If your arc narrows, your arms fold, and the club lifts too early, go right back to the drill. Start short, rebuild the correct through-swing, and then gradually lengthen the motion again.
For golfers who want better ball striking with irons, lower scores, and more reliable contact, this is a practical place to start. It is not complicated for the sake of being technical. It is a simple blueprint for how your body and arms should work together through impact.
FAQ: Golf ball striking drill
Who is this golf ball striking drill best for?
This drill is especially helpful if you struggle with inconsistent iron contact, thin shots, tops, or a follow-through that feels cramped and narrow. It is designed for golfers who need a more repeatable through-swing.

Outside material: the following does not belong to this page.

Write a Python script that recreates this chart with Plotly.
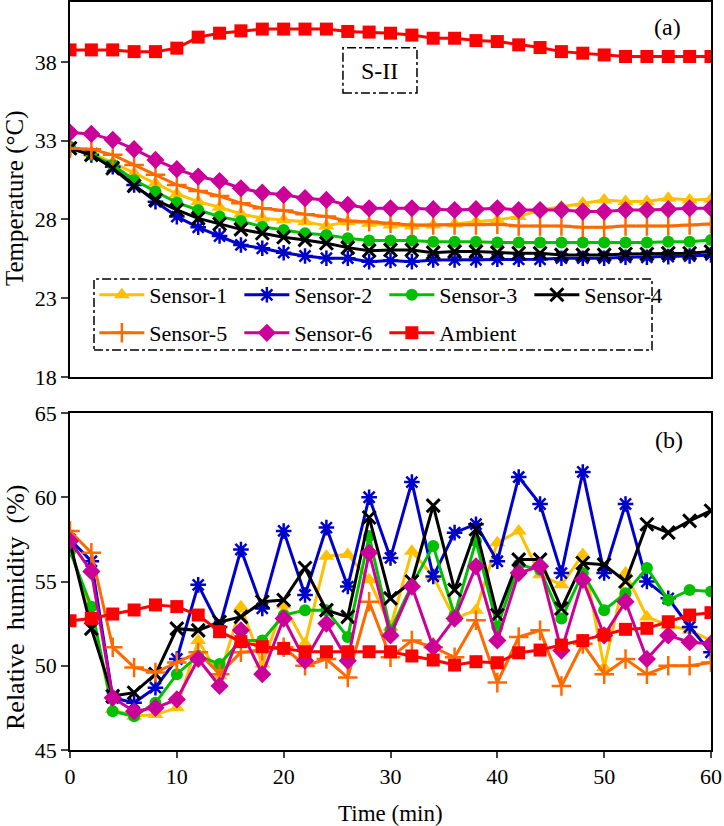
import plotly.graph_objects as go

time_min = list(range(0, 61, 2))

# Panel (a): temperature (°C)
temp_s1 = [32.62, 32.20, 31.61, 30.93, 30.30, 29.62, 29.13, 28.77, 28.35, 28.07, 27.97, 27.86, 27.59, 27.86, 27.76,
           27.65, 27.59, 27.65, 27.71, 27.86, 27.97, 28.18, 28.60, 28.81, 29.03, 29.24, 29.14, 29.14, 29.35, 29.24, 29.28]
temp_s2 = [32.52, 32.10, 31.35, 30.19, 29.13, 28.18, 27.50, 26.95, 26.38, 26.17, 25.89, 25.68, 25.54, 25.54, 25.32,
           25.39, 25.32, 25.43, 25.43, 25.43, 25.47, 25.47, 25.47, 25.54, 25.54, 25.54, 25.60, 25.60, 25.64, 25.68, 25.75]
temp_s3 = [32.62, 32.10, 31.46, 30.51, 29.77, 29.07, 28.60, 28.18, 27.90, 27.54, 27.33, 27.12, 27.02, 26.81, 26.66,
           26.66, 26.66, 26.59, 26.59, 26.59, 26.53, 26.53, 26.53, 26.53, 26.53, 26.53, 26.53, 26.53, 26.59, 26.59, 26.70]
temp_s4 = [32.52, 32.10, 31.25, 30.13, 29.24, 28.60, 28.07, 27.71, 27.37, 27.12, 26.87, 26.70, 26.49, 26.21, 26.02,
           26.06, 26.06, 25.89, 25.96, 25.96, 25.89, 25.85, 25.85, 25.75, 25.75, 25.75, 25.81, 25.81, 25.85, 25.85, 25.96]
temp_s5 = [32.52, 32.46, 32.10, 31.46, 30.83, 30.19, 29.81, 29.49, 29.03, 28.71, 28.56, 28.33, 28.18, 27.90, 27.86,
           27.76, 27.65, 27.65, 27.65, 27.65, 27.69, 27.59, 27.59, 27.59, 27.50, 27.50, 27.59, 27.59, 27.59, 27.65, 27.71]
temp_s6 = [33.51, 33.43, 33.05, 32.46, 31.78, 31.19, 30.72, 30.44, 29.98, 29.70, 29.56, 29.35, 29.24, 28.92, 28.71,
           28.71, 28.71, 28.65, 28.60, 28.65, 28.71, 28.60, 28.60, 28.60, 28.50, 28.50, 28.60, 28.60, 28.65, 28.71, 28.71]
temp_amb = [38.76, 38.76, 38.76, 38.65, 38.65, 38.87, 39.57, 39.82, 39.97, 40.08, 40.08, 40.08, 40.08, 39.93, 39.89,
            39.82, 39.70, 39.50, 39.50, 39.35, 39.29, 39.08, 38.91, 38.65, 38.55, 38.44, 38.34, 38.34, 38.34, 38.34, 38.34]

# Panel (b): relative humidity (%)
rh_s1 = [57.0, 53.0, 47.4, 47.0, 47.1, 47.5, 51.5, 49.4, 53.5, 50.1, 53.6, 51.3, 56.5, 56.6, 55.1, 52.3,
         56.8, 55.3, 52.8, 53.3, 57.3, 58.0, 55.4, 54.8, 56.6, 49.9, 55.5, 52.9, 52.4, 52.1, 51.5]
rh_s2 = [57.5, 56.2, 48.1, 47.8, 48.7, 50.4, 54.8, 52.3, 56.9, 53.4, 58.0, 54.2, 58.2, 54.7, 60.0, 56.4,
         60.9, 55.3, 57.9, 58.4, 56.2, 61.2, 59.6, 55.5, 61.5, 55.5, 59.6, 55.0, 54.0, 52.3, 50.8]
rh_s3 = [56.8, 53.5, 47.3, 47.0, 47.8, 49.5, 50.6, 50.1, 51.5, 51.5, 53.0, 53.3, 53.3, 51.7, 57.7, 52.1,
         54.8, 57.1, 53.0, 57.4, 52.3, 56.0, 55.7, 52.8, 55.5, 53.3, 54.3, 55.8, 53.9, 54.5, 54.4]
rh_s4 = [57.3, 52.2, 48.2, 48.4, 49.5, 52.2, 52.1, 52.6, 52.9, 53.8, 53.9, 55.8, 53.3, 52.9, 58.8, 54.0,
         55.0, 59.5, 54.5, 58.1, 53.0, 56.3, 56.3, 53.4, 56.1, 56.0, 55.0, 58.4, 57.9, 58.6, 59.2]
rh_s5 = [58.0, 56.7, 51.1, 49.9, 49.6, 50.2, 50.8, 49.5, 50.8, 50.9, 51.1, 50.0, 50.4, 49.3, 53.8, 50.5,
         51.5, 51.1, 50.5, 52.7, 49.0, 51.7, 52.1, 48.8, 51.3, 49.5, 50.4, 49.5, 50.0, 50.0, 50.2]
rh_s6 = [57.4, 55.6, 48.1, 47.3, 47.5, 48.0, 50.4, 48.8, 52.1, 49.5, 52.8, 50.3, 52.5, 50.3, 56.7, 51.8,
         54.7, 51.1, 52.8, 55.9, 51.5, 55.5, 55.9, 50.9, 55.1, 51.8, 53.8, 50.4, 51.8, 51.4, 51.3]
rh_amb = [52.67, 52.81, 53.07, 53.31, 53.61, 53.51, 53.01, 52.02, 51.43, 51.13, 51.03, 50.83, 50.83, 50.83, 50.83, 50.83,
          50.58, 50.34, 50.04, 50.24, 50.18, 50.77, 50.93, 51.23, 51.49, 51.83, 52.16, 52.22, 52.61, 53.01, 53.15]

series_names = ["Sensor-1", "Sensor-2", "Sensor-3", "Sensor-4", "Sensor-5", "Sensor-6", "Ambient"]
temp_data = [temp_s1, temp_s2, temp_s3, temp_s4, temp_s5, temp_s6, temp_amb]
rh_data = [rh_s1, rh_s2, rh_s3, rh_s4, rh_s5, rh_s6, rh_amb]

styles = [
    dict(color="#FFC000", symbol="triangle-up", size=14, lw=0),
    dict(color="#0000CC", symbol="asterisk-open", size=13, lw=2.5),
    dict(color="#00C000", symbol="circle", size=12, lw=0),
    dict(color="#000000", symbol="x-thin-open", size=13, lw=3),
    dict(color="#FF6A00", symbol="cross-thin-open", size=14, lw=2.5),
    dict(color="#CC0099", symbol="diamond", size=14, lw=0),
    dict(color="#FF0000", symbol="square", size=13, lw=0),
]

FONT = "Liberation Serif"

fig = go.Figure()
for i, name in enumerate(series_names):
    st = styles[i]
    marker = dict(color=st["color"], symbol=st["symbol"], size=st["size"])
    if st["lw"]:
        marker["line"] = dict(color=st["color"], width=st["lw"])
    leg = "legend" if i < 4 else "legend2"
    fig.add_trace(go.Scatter(x=time_min, y=temp_data[i], mode="lines+markers", name=name,
                             line=dict(color=st["color"], width=3), marker=marker,
                             xaxis="x", yaxis="y", legend=leg, showlegend=True))
for i, name in enumerate(series_names):
    st = styles[i]
    marker = dict(color=st["color"], symbol=st["symbol"], size=st["size"])
    if st["lw"]:
        marker["line"] = dict(color=st["color"], width=st["lw"])
    fig.add_trace(go.Scatter(x=time_min, y=rh_data[i], mode="lines+markers", name=name,
                             line=dict(color=st["color"], width=3), marker=marker,
                             xaxis="x2", yaxis="y2", showlegend=False))

H = 826
T, B = 2, 76
PH = H - T - B


def py(px):
    return 1 - (px - T) / PH


axis_common = dict(showline=True, linecolor="black", linewidth=1.5, mirror=True, showgrid=False,
                   zeroline=False, automargin=False, tickfont=dict(family=FONT, size=22, color="black"))

legend_common = dict(orientation="h", xanchor="left", yanchor="middle", itemwidth=45,
                     entrywidth=85, entrywidthmode="pixels", bgcolor="rgba(0,0,0,0)",
                     font=dict(family=FONT, size=22, color="black"), itemclick=False)

fig.update_layout(
    template="none",
    width=724, height=826,
    margin=dict(l=70, r=13, t=T, b=B, autoexpand=False),
    paper_bgcolor="white", plot_bgcolor="white",
    font=dict(family=FONT, size=22, color="black"),
    xaxis=dict(domain=[0, 1], range=[0, 60], anchor="y", showticklabels=False, ticks="", **axis_common),
    yaxis=dict(domain=[py(377), 1], range=[18, 41.8], anchor="x", tickvals=[18, 23, 28, 33, 38],
               ticks="outside", ticklen=7, tickwidth=1.5, **axis_common),
    xaxis2=dict(domain=[0, 1], range=[0, 60], anchor="y2", tickvals=[0, 10, 20, 30, 40, 50, 60],
                ticks="outside", ticklen=6, tickwidth=1.5, **axis_common),
    yaxis2=dict(domain=[0, py(413)], range=[45, 65], anchor="x2", tickvals=[45, 50, 55, 60, 65],
                ticks="outside", ticklen=7, tickwidth=1.5, **axis_common),
    legend=dict(x=0.038, y=py(295), **legend_common),
    legend2=dict(x=0.038, y=py(333), **legend_common),
)

# legend frame (dash-dot)
fig.add_shape(type="rect", xref="x", yref="y",
              x0=(94 - 70) / 10.683, x1=(652 - 70) / 10.683,
              y0=18 + (377 - 350) / 15.75, y1=18 + (377 - 279) / 15.75,
              line=dict(color="black", width=1.5, dash="dashdot"))
# S-II label frame
fig.add_shape(type="rect", xref="x", yref="y", x0=25.55, x1=32.48, y0=36.03, y1=38.89,
              line=dict(color="black", width=1.5, dash="dashdot"))
fig.add_annotation(x=29.0, y=37.4, xref="x", yref="y", text="S-II", showarrow=False,
                   font=dict(family=FONT, size=24, color="black"))
fig.add_annotation(x=55.9, y=40.2, xref="x", yref="y", text="(a)", showarrow=False,
                   font=dict(family=FONT, size=24, color="black"))
fig.add_annotation(x=56.1, y=63.4, xref="x2", yref="y2", text="(b)", showarrow=False,
                   font=dict(family=FONT, size=24, color="black"))

# axis titles
fig.add_annotation(x=(15 - 70) / 641, y=py(198), xref="paper", yref="paper", text="Temperature (°C)",
                   textangle=-90, showarrow=False, xanchor="center", yanchor="middle",
                   font=dict(family=FONT, size=25, color="black"))
fig.add_annotation(x=(15 - 70) / 641, y=py(607), xref="paper", yref="paper",
                   text="Relative\u00a0 humidity\u00a0 (%)",
                   textangle=-90, showarrow=False, xanchor="center", yanchor="middle",
                   font=dict(family=FONT, size=26, color="black"))
fig.add_annotation(x=0.5, y=py(813), xref="paper", yref="paper", text="Time (min)",
                   showarrow=False, xanchor="center", yanchor="middle",
                   font=dict(family=FONT, size=23, color="black"))

fig.write_html("out.html", config={"displayModeBar": False},
               post_script="document.body.style.margin='0';")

What club should you use when practicing this golf ball striking drill?
An 8 iron is a strong choice because it is easy to control and gives clear feedback on strike quality. Once the motion feels solid, you can apply the same pattern to other irons.
Should you practice this golf ball striking drill at full speed?
No. Start slowly with short punch-style swings. Use the four-phase progression to build the movement correctly before adding speed or a longer backswing.
Why does pushing the handle away help with iron contact?
It creates width in the follow-through. That width helps keep the club traveling through the strike instead of lifting too early, which improves your chances of contacting the ground in the right place and compressing the ball.
What if the ball starts curving too far left or right during the drill?
Keep the drill, but adjust the clubface slightly. Add a little more face rotation if the ball leaks right, or reduce face rotation if it hooks left. That allows you to maintain the improved strike while straightening the flight.
How often should you practice this golf ball striking drill?
A few sessions per week is enough to build the pattern, especially if you keep the reps focused and structured. Quality matters more than volume.